The story of St Josaphat illustrates the fluidity that prevailed before the boundaries between ‘religions’ were established. In the later Middle Ages western Christians loved stories of saints and their miracles. One of the most popular was the story of Barlaam and Josaphat. Before the invention of printing these stories were passed on by word of mouth so different versions developed. According to the most popular western version Josaphat was the son of a king somewhere far to the east. Barlaam was a monk who converted Josaphat to Christianity. Josaphat became an ideal Christian king. Later he gave it all up to become a monk. There is a reference to this story in Shakespeare’s Merchant of Venice.

Modern scholars believe that some medieval saints probably never existed. In the case of St Josaphat, however, scholars have traced the development of the story, with the help of newly discovered manuscripts, right back to a person we know about from other sources. So he really did exist.

Josaphat is the Latin version of the saint’s name. It was translated from Greek, where his name is Ioasaph. It was translated into Greek around the year 1000 from a Georgian version. The Georgian version was translated from Arabic, where the name is a bit different again, Yudasaf. In Arabic the letters for ‘y’ and ‘b’ look very similar. Earlier Arabic texts give the name as Budasaf. The Arabic was in turn a translation from Sanskrit, where the name is Bodhisattva. In this way, by putting together the manuscripts scholars have managed to trace the story back to its origin: the eastern prince Josaphat, officially canonised as a Christian saint by Pope Gregory VIII in 1580, was in fact Buddha.

This means that the story of this holy man had spread from country to country, with changes along the way, from people we now call Buddhists to people we now call Hindus, to people we now call Muslims and to people we now call Christians. This happened before people had adopted the attitude ‘He’s a Buddhist and I belong to a different religion so I can’t recognise him as a holy man’. Eastern Orthodox Christians borrowed the story from Muslims round about the time when, in another part of the world, Christians and Muslims were butchering each other in the Crusades.

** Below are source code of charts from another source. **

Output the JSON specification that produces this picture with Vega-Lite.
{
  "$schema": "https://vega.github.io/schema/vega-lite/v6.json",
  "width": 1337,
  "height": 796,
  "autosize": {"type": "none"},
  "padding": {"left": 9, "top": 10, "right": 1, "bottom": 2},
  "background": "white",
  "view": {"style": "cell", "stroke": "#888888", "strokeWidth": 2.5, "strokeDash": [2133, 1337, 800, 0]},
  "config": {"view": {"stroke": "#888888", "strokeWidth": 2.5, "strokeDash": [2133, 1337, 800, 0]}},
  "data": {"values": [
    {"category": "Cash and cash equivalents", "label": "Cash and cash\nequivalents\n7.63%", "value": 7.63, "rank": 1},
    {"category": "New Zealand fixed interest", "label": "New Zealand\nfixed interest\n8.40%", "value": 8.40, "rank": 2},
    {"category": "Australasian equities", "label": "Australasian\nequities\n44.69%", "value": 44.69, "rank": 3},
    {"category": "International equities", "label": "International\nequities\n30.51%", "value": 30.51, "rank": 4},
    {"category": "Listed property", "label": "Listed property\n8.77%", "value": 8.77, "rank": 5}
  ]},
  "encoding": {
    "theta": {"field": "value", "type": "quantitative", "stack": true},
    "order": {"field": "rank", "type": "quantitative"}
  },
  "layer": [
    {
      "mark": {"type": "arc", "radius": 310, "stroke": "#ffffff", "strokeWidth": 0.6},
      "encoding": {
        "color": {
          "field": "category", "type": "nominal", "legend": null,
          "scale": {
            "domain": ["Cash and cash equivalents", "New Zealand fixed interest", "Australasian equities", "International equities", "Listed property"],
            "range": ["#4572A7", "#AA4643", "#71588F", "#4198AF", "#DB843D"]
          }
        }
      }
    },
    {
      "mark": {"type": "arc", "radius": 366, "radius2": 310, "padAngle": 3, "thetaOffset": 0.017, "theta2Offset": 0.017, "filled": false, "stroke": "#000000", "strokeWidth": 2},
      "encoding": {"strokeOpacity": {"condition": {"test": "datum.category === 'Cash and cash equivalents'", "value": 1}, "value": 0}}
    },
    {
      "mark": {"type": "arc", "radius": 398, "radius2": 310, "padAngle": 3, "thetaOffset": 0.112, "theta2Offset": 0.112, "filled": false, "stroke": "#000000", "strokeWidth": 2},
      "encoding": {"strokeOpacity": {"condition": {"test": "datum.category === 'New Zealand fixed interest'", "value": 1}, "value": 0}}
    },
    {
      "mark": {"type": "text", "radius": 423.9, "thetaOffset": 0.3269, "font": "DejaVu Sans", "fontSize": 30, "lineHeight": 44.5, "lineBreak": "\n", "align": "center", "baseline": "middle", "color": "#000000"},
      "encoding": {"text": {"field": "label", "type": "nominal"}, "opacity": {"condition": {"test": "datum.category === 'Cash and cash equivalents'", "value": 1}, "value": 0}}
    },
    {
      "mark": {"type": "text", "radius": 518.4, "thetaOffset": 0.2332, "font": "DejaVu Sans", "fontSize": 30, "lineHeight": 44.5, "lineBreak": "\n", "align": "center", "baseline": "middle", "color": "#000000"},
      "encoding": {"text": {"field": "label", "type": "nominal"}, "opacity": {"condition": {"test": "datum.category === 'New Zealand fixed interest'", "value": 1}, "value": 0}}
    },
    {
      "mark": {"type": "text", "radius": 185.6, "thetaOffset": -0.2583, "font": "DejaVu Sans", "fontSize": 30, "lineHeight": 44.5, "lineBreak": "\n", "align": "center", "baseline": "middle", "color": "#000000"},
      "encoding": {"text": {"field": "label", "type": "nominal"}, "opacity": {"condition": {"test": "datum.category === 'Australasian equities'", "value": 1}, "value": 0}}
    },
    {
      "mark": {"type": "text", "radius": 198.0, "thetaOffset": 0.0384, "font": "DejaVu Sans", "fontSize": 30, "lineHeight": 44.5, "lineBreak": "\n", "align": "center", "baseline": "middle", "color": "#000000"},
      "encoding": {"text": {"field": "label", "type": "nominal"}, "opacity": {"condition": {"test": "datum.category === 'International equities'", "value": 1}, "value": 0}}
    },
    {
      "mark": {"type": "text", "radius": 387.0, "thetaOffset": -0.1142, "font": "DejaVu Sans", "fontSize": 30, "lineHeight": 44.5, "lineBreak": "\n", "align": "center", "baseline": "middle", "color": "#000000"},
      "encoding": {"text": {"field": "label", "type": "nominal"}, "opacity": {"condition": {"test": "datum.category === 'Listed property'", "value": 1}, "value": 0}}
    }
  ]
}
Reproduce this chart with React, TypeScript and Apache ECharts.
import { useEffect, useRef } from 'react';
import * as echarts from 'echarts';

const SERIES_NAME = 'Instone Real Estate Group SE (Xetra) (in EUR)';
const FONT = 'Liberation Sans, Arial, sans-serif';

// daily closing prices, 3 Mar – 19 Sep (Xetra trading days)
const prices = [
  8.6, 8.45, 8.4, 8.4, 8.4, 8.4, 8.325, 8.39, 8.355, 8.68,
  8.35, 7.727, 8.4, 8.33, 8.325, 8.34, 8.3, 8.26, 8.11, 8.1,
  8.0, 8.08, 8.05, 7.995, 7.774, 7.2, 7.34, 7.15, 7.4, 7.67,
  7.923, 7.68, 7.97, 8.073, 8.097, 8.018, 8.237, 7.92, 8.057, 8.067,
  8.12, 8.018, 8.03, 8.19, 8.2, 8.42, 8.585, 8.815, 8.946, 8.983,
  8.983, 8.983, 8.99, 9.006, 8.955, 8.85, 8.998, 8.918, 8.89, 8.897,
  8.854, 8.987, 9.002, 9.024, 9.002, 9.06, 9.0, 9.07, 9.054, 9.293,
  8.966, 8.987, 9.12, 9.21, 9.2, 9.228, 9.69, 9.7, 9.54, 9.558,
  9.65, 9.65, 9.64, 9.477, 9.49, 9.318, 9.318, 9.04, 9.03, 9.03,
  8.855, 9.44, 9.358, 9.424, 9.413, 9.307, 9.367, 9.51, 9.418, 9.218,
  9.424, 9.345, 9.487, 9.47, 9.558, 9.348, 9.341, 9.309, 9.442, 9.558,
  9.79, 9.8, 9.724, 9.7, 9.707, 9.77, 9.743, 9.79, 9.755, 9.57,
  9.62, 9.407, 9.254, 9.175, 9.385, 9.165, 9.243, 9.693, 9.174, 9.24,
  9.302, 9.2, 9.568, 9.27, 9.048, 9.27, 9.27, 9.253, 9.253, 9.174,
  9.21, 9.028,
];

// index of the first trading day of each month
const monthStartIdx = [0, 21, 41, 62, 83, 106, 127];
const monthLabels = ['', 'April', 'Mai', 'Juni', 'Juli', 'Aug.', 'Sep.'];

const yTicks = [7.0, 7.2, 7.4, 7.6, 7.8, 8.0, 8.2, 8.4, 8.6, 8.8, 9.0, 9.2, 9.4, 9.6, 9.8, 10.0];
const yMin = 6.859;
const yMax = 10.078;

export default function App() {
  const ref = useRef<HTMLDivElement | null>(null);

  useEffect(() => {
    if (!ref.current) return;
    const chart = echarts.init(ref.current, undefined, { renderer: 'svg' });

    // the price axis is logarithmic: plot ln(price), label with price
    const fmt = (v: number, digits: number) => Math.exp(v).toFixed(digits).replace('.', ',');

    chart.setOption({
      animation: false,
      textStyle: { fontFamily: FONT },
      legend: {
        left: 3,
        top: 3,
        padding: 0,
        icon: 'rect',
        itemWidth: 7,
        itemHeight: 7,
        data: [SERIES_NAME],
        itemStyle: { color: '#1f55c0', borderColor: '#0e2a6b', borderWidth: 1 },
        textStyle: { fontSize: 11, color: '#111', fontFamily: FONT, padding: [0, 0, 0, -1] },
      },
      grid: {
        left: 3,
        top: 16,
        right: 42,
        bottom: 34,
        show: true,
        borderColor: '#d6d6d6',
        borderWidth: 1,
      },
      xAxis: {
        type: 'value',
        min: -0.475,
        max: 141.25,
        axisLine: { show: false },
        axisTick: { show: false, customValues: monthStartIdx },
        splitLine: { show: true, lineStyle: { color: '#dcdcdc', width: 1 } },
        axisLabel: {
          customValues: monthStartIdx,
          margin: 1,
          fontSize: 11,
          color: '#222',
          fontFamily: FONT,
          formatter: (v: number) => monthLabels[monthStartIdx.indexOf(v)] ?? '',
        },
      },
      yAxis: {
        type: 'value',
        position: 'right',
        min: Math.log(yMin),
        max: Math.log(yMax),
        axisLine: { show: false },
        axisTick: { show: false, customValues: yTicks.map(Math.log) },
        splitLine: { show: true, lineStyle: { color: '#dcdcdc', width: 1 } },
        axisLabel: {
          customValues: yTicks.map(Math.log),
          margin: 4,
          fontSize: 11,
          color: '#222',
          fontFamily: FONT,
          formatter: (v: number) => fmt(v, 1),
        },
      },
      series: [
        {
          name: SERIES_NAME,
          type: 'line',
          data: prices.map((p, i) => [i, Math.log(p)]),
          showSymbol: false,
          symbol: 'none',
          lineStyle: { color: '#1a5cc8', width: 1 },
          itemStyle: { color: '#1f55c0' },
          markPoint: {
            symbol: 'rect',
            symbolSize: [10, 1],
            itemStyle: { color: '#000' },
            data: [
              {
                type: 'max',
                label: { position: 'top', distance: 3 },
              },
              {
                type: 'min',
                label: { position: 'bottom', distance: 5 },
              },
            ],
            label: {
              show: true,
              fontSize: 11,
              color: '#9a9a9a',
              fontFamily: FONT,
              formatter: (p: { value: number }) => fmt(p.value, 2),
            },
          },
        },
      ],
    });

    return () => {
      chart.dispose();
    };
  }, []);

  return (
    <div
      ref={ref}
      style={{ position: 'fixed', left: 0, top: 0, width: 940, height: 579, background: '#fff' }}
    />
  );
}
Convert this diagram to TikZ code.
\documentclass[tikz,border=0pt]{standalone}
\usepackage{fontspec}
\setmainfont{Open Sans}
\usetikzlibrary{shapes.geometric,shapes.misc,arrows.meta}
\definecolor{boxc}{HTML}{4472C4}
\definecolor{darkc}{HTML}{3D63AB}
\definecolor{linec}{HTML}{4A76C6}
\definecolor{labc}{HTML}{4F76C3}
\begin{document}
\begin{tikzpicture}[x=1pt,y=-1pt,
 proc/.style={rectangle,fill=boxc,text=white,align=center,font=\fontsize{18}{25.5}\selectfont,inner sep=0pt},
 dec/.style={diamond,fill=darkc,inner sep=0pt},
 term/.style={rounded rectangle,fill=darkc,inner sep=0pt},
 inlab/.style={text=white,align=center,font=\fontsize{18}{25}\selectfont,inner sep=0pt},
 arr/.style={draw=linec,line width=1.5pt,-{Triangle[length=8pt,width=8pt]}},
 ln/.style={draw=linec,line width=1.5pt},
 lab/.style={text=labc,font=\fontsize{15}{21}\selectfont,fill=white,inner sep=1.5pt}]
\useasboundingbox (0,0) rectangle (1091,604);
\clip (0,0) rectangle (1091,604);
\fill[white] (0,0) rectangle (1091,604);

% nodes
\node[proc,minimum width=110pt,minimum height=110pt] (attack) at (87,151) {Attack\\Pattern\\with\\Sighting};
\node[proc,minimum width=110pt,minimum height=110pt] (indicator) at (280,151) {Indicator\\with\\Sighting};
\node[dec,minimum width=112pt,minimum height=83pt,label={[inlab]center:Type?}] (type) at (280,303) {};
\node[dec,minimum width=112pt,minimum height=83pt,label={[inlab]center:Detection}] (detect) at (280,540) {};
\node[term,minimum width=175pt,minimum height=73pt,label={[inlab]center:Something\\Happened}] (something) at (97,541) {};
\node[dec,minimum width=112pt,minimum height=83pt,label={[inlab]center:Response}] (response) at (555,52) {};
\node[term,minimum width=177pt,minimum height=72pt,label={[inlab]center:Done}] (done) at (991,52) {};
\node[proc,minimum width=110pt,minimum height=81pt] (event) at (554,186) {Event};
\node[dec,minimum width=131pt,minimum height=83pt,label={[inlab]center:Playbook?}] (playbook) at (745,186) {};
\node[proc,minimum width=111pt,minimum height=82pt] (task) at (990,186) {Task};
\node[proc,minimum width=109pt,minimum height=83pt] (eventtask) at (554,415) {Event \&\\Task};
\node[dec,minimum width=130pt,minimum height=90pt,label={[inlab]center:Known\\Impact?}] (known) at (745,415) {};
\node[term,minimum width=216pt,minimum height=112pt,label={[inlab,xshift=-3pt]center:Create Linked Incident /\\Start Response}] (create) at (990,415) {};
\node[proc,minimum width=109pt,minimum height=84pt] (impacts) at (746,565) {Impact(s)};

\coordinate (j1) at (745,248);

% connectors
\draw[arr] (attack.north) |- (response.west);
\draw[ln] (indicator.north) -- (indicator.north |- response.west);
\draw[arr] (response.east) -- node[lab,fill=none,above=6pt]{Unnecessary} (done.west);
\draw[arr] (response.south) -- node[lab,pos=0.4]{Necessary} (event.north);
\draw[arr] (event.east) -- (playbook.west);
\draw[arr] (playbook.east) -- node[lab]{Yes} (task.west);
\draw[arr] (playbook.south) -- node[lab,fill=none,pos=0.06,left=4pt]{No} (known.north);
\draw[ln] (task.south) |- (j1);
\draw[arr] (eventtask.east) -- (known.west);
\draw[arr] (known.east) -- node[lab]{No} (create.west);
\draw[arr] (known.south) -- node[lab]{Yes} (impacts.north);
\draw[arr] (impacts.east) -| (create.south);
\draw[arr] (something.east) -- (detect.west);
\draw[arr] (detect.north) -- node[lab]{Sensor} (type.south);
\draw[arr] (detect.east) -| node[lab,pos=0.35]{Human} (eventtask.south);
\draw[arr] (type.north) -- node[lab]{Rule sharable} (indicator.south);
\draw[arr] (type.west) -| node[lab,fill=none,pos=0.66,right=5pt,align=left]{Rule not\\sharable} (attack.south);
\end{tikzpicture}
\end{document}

Why did we divide the world up into separate religions? Because of the European wars of religion. To establish peace after the wars, John Locke and others defined ‘religion’ as a private set of other-worldly beliefs about God and life after death. Thereafter Europeans went round the world discovering new peoples, and expected everybody’s beliefs about gods to be equally private, equally other-worldly and equally contentious. The historian Peter Harrison describes this as ‘the projection of Christian disunity onto the world’.[2] Europeans then divided up the world accordingly. In 1787 they invented the word ‘Hinduism’ to describe the religion of India. In 1801 they invented the word ‘Buddhism’.

A good illustration of this European blindness is Max Müller’s account of the Parsis. Müller was a nineteenth century anthropologist and the Parsis are the followers of Zoroaster. He wrote that the Parsi priests

would have to admit that they cannot understand one word of the sacred writings in which they profess to believe… A Parsi, in fact, hardly knows what  his faith is. The Zend-Avesta is to him a sealed book.[3]

In other words, Müller presupposed that any tradition that talked about God must be committed to a set of beliefs enshrined in sacred texts.

This division of the world into different ‘religions’ left a problem for European Christians. Is Christianity just one religion among many, or is it the one and only true religion? Some Christians have invested a lot of effort into showing how Christianity is superior to all the others. The usual approach is to emphasise beliefs which are specifically about Jesus – either his resurrection or his status as divine.

But should we busy ourselves drawing dividing lines between Christians and others, or should we be rubbing them out?

[1] Nongbri, B, Before Religion, Yale University Press, 2013, p. 59. Most of the information in this post comes from this book.
[2] Harrison, Peter, “Religion” and the Religions in the English Enlightenment, Cambridge: Cambridge University Press, 1990, p. 174, quoted inNongbri, Before Religion, p. 86.
[3] Müller, M, Chips from a German Workshop, 1.170-171, quoted in Nongbri, Before Religion, p. 112.